Holley was a proud member of the Liberty Lions basketball and football teams during his time at the school. On October 19, 2001, he collapsed in the middle of a basketball tryout session and died from cardiac arrest a short time later. The autopsy concluded a rare heart condition, unknown to his family at the time, as the cause of his death.
The powder puff game raises money for the Torrell Holley Scholarship Award for $2,000 that will go to a graduate of James Clemens High School. There is also the Torrell Holley Spirit Award, which is given to a member of the eighth grade class each year that best exemplifies Torrell's character traits
Torrell's father, Charlie Holley, delivered a motivational speech to a group of students at the school this morning about the impacts of bullying. This is an especially important matter to Mr. Holley, because his son was bullied as a child.
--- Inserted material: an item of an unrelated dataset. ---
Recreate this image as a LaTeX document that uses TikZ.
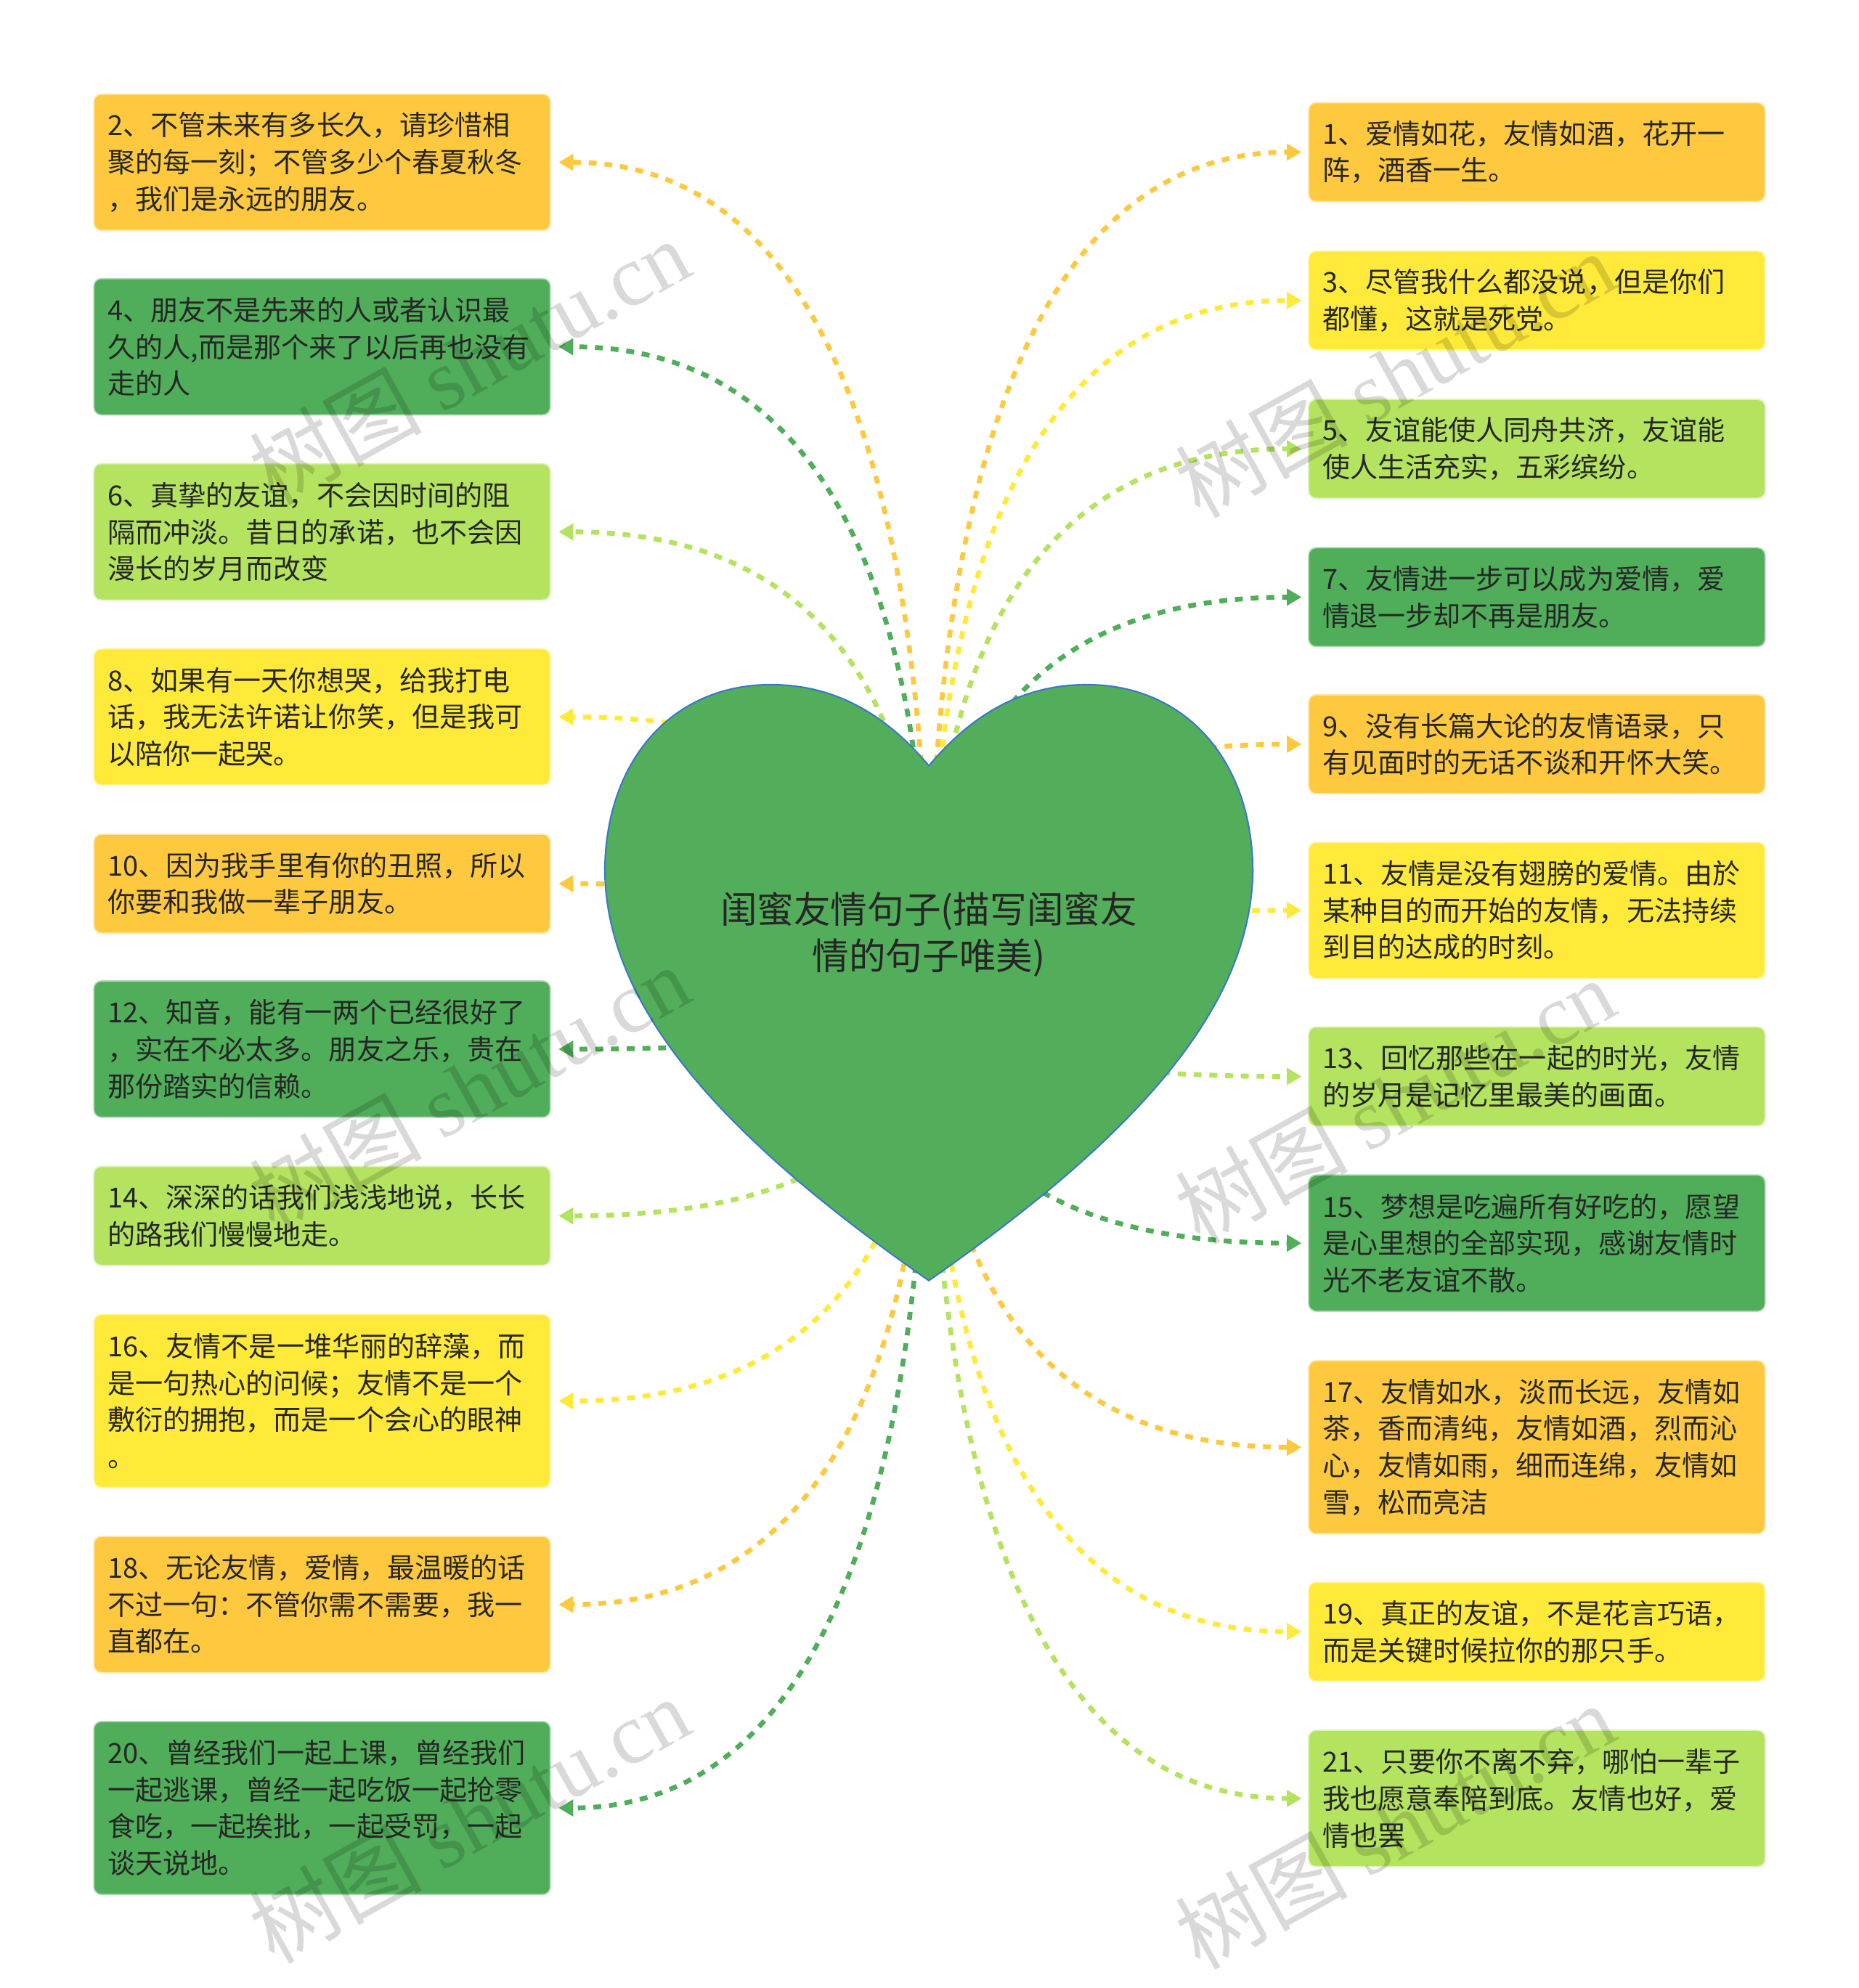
\documentclass[tikz,border=0pt]{standalone}
\usepackage{fontspec}
\setmainfont{Noto Sans CJK SC}
\newfontfamily\wmlat{Liberation Serif}
\usetikzlibrary{arrows.meta,calc}
\definecolor{corange}{HTML}{FEC93F}
\definecolor{cyellow}{HTML}{FFEA3A}
\definecolor{clight}{HTML}{B3E35F}
\definecolor{cdark}{HTML}{50AD5A}
\definecolor{ctext}{HTML}{262626}
\definecolor{cheart}{HTML}{52AE5A}
\definecolor{cborder}{HTML}{3B78C8}
\tikzset{
  box/.style={rectangle, rounded corners=3pt, fill=#1, draw=#1!45!white, line width=0.5pt,
    minimum width=180pt, text width=169pt, inner xsep=5.5pt, inner ysep=0pt, align=left,
    text=ctext, font=\fontsize{10.9pt}{14.5pt}\selectfont},
  h2/.style={minimum height=39pt},
  h3/.style={minimum height=53.75pt},
  h4/.style={minimum height=68.25pt},
  link/.style={draw=#1, dash pattern=on 3.1pt off 3.1pt, line width=1.9pt,
    -{Triangle[length=5.8pt,width=6.4pt,fill=#1]}},
  wm/.style={text=black, text opacity=0.15, font=\fontsize{34pt}{34pt}\selectfont, rotate=29, inner sep=0pt},
}
\newcommand\linkL[2]{\coordinate (e#1) at ($(b#1.east)+(6,0)$);
  \draw[link=#2] (hc) .. controls ($(hc)!2/3!(hc |- e#1)$) and ($(e#1)!2/3!(hc |- e#1)$) .. (e#1);}
\newcommand\linkR[2]{\coordinate (e#1) at ($(b#1.west)+(-5,0)$);
  \draw[link=#2] (hc) .. controls ($(hc)!2/3!(hc |- e#1)$) and ($(e#1)!2/3!(hc |- e#1)$) .. (e#1);}
\begin{document}
\begin{tikzpicture}[x=0.5pt,y=-0.5pt]
\useasboundingbox (0,0) rectangle (1466,1568);
\fill[white] (0,0) rectangle (1466,1568);
% left column
\node[box=corange,h3] (b2) at (254,128) {2、不管未来有多长久，请珍惜相\\聚的每一刻；不管多少个春夏秋冬\\，我们是永远的朋友。};
\node[box=cdark,h3] (b4) at (254,273.5) {4、朋友不是先来的人或者认识最\\久的人,而是那个来了以后再也没有\\走的人};
\node[box=clight,h3] (b6) at (254,419.5) {6、真挚的友谊，不会因时间的阻\\隔而冲淡。昔日的承诺，也不会因\\漫长的岁月而改变};
\node[box=cyellow,h3] (b8) at (254,565.5) {8、如果有一天你想哭，给我打电\\话，我无法许诺让你笑，但是我可\\以陪你一起哭。};
\node[box=corange,h2] (b10) at (254,697) {10、因为我手里有你的丑照，所以\\你要和我做一辈子朋友。};
\node[box=cdark,h3] (b12) at (254,827.5) {12、知音，能有一两个已经很好了\\，实在不必太多。朋友之乐，贵在\\那份踏实的信赖。};
\node[box=clight,h2] (b14) at (254,959) {14、深深的话我们浅浅地说，长长\\的路我们慢慢地走。};
\node[box=cyellow,h4] (b16) at (254,1105) {16、友情不是一堆华丽的辞藻，而\\是一句热心的问候；友情不是一个\\敷衍的拥抱，而是一个会心的眼神\\。};
\node[box=corange,h3] (b18) at (254,1265.5) {18、无论友情，爱情，最温暖的话\\不过一句：不管你需不需要，我一\\直都在。};
\node[box=cdark,h4] (b20) at (254,1426) {20、曾经我们一起上课，曾经我们\\一起逃课，曾经一起吃饭一起抢零\\食吃，一起挨批，一起受罚，一起\\谈天说地。};
% right column
\node[box=corange,h2] (b1) at (1212,120) {1、爱情如花，友情如酒，花开一\\阵，酒香一生。};
\node[box=cyellow,h2] (b3) at (1212,237) {3、尽管我什么都没说，但是你们\\都懂，这就是死党。};
\node[box=clight,h2] (b5) at (1212,354) {5、友谊能使人同舟共济，友谊能\\使人生活充实，五彩缤纷。};
\node[box=cdark,h2] (b7) at (1212,471) {7、友情进一步可以成为爱情，爱\\情退一步却不再是朋友。};
\node[box=corange,h2] (b9) at (1212,587) {9、没有长篇大论的友情语录，只\\有见面时的无话不谈和开怀大笑。};
\node[box=cyellow,h3] (b11) at (1212,718) {11、友情是没有翅膀的爱情。由於\\某种目的而开始的友情，无法持续\\到目的达成的时刻。};
\node[box=clight,h2] (b13) at (1212,849) {13、回忆那些在一起的时光，友情\\的岁月是记忆里最美的画面。};
\node[box=cdark,h3] (b15) at (1212,980.5) {15、梦想是吃遍所有好吃的，愿望\\是心里想的全部实现，感谢友情时\\光不老友谊不散。};
\node[box=corange,h4] (b17) at (1212,1141.5) {17、友情如水，淡而长远，友情如\\茶，香而清纯，友情如酒，烈而沁\\心，友情如雨，细而连绵，友情如\\雪，松而亮洁};
\node[box=cyellow,h2] (b19) at (1212,1287) {19、真正的友谊，不是花言巧语，\\而是关键时候拉你的那只手。};
\node[box=clight,h3] (b21) at (1212,1418.5) {21、只要你不离不弃，哪怕一辈子\\我也愿意奉陪到底。友情也好，爱\\情也罢};
% connectors
\coordinate (hc) at (732.5,775);
\linkL{2}{corange}\linkL{4}{cdark}\linkL{6}{clight}\linkL{8}{cyellow}\linkL{10}{corange}
\linkL{12}{cdark}\linkL{14}{clight}\linkL{16}{cyellow}\linkL{18}{corange}\linkL{20}{cdark}
\linkR{1}{corange}\linkR{3}{cyellow}\linkR{5}{clight}\linkR{7}{cdark}\linkR{9}{corange}
\linkR{11}{cyellow}\linkR{13}{clight}\linkR{15}{cdark}\linkR{17}{corange}\linkR{19}{cyellow}\linkR{21}{clight}
% heart
\filldraw[fill=cheart, draw=cborder, line width=0.6pt]
  (732.5,604) .. controls (700,565) and (660,540) .. (608,540)
  .. controls (530,540) and (477,600) .. (477,688)
  .. controls (479,790) and (560,890) .. (732.5,1010)
  .. controls (905,890) and (986,790) .. (988,688)
  .. controls (988,600) and (935,540) .. (857,540)
  .. controls (805,540) and (765,565) .. cycle;
\node[font=\fontsize{14.5pt}{18.5pt}\selectfont, text=ctext, align=center] (root) at (732.5,737) {闺蜜友情句子(描写闺蜜友\\情的句子唯美)};
% watermarks
\node[wm] (w1) at (370,285) {树图 {\wmlat shutu.cn}};
\node[wm] (w2) at (370,858) {树图 {\wmlat shutu.cn}};
\node[wm] (w3) at (370,1435) {树图 {\wmlat shutu.cn}};
\node[wm] (w4) at (1100,295) {树图 {\wmlat shutu.cn}};
\node[wm] (w5) at (1100,868) {树图 {\wmlat shutu.cn}};
\node[wm] (w6) at (1100,1440) {树图 {\wmlat shutu.cn}};
\end{tikzpicture}
\end{document}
The motivational speeches are something he has been doing for a number of years now through C.L. Holley Ministries. His main focus is to talk with students about character, bullying, and standing up for what is right.
After Torrell passed away, the family received numerous letters from his classmates with messages of sympathy and memories they shared with him. The letters brought great comfort to the family in their time of grief.
One of the letters that Mr. Holley received was from the very person that bullied Torrell.
"When we read that letter, I almost cried. Because in that letter, that student said you have taught me a valuable lesson. And he said I will never bully anybody else again. That letter, I think, touched me the most out of the hundreds of letters that we received for him," said Holley.
"I think his life. I think other kids learned from his life. Even though we may not know it, they may not say it. But I think a lot of students really looked up to Torrell for the way that he handled bullying, by not fighting back. By not, you know, arguing back. But just being who he was. Which is kind, considerate, that was my son," added Holley.
Blake Flowers, owner of Logo's Screen Printing, was a friend of Holley's. He was guarding Torrell at the basketball tryout session when he collapsed. His company designed and made the tshirts for the powderpuff game this year.
Logo's contributed one dollar for every tshirt the school ordered towards the scholarship. Flowers says, "Those shirts were truly as bright as Torrell's personality was."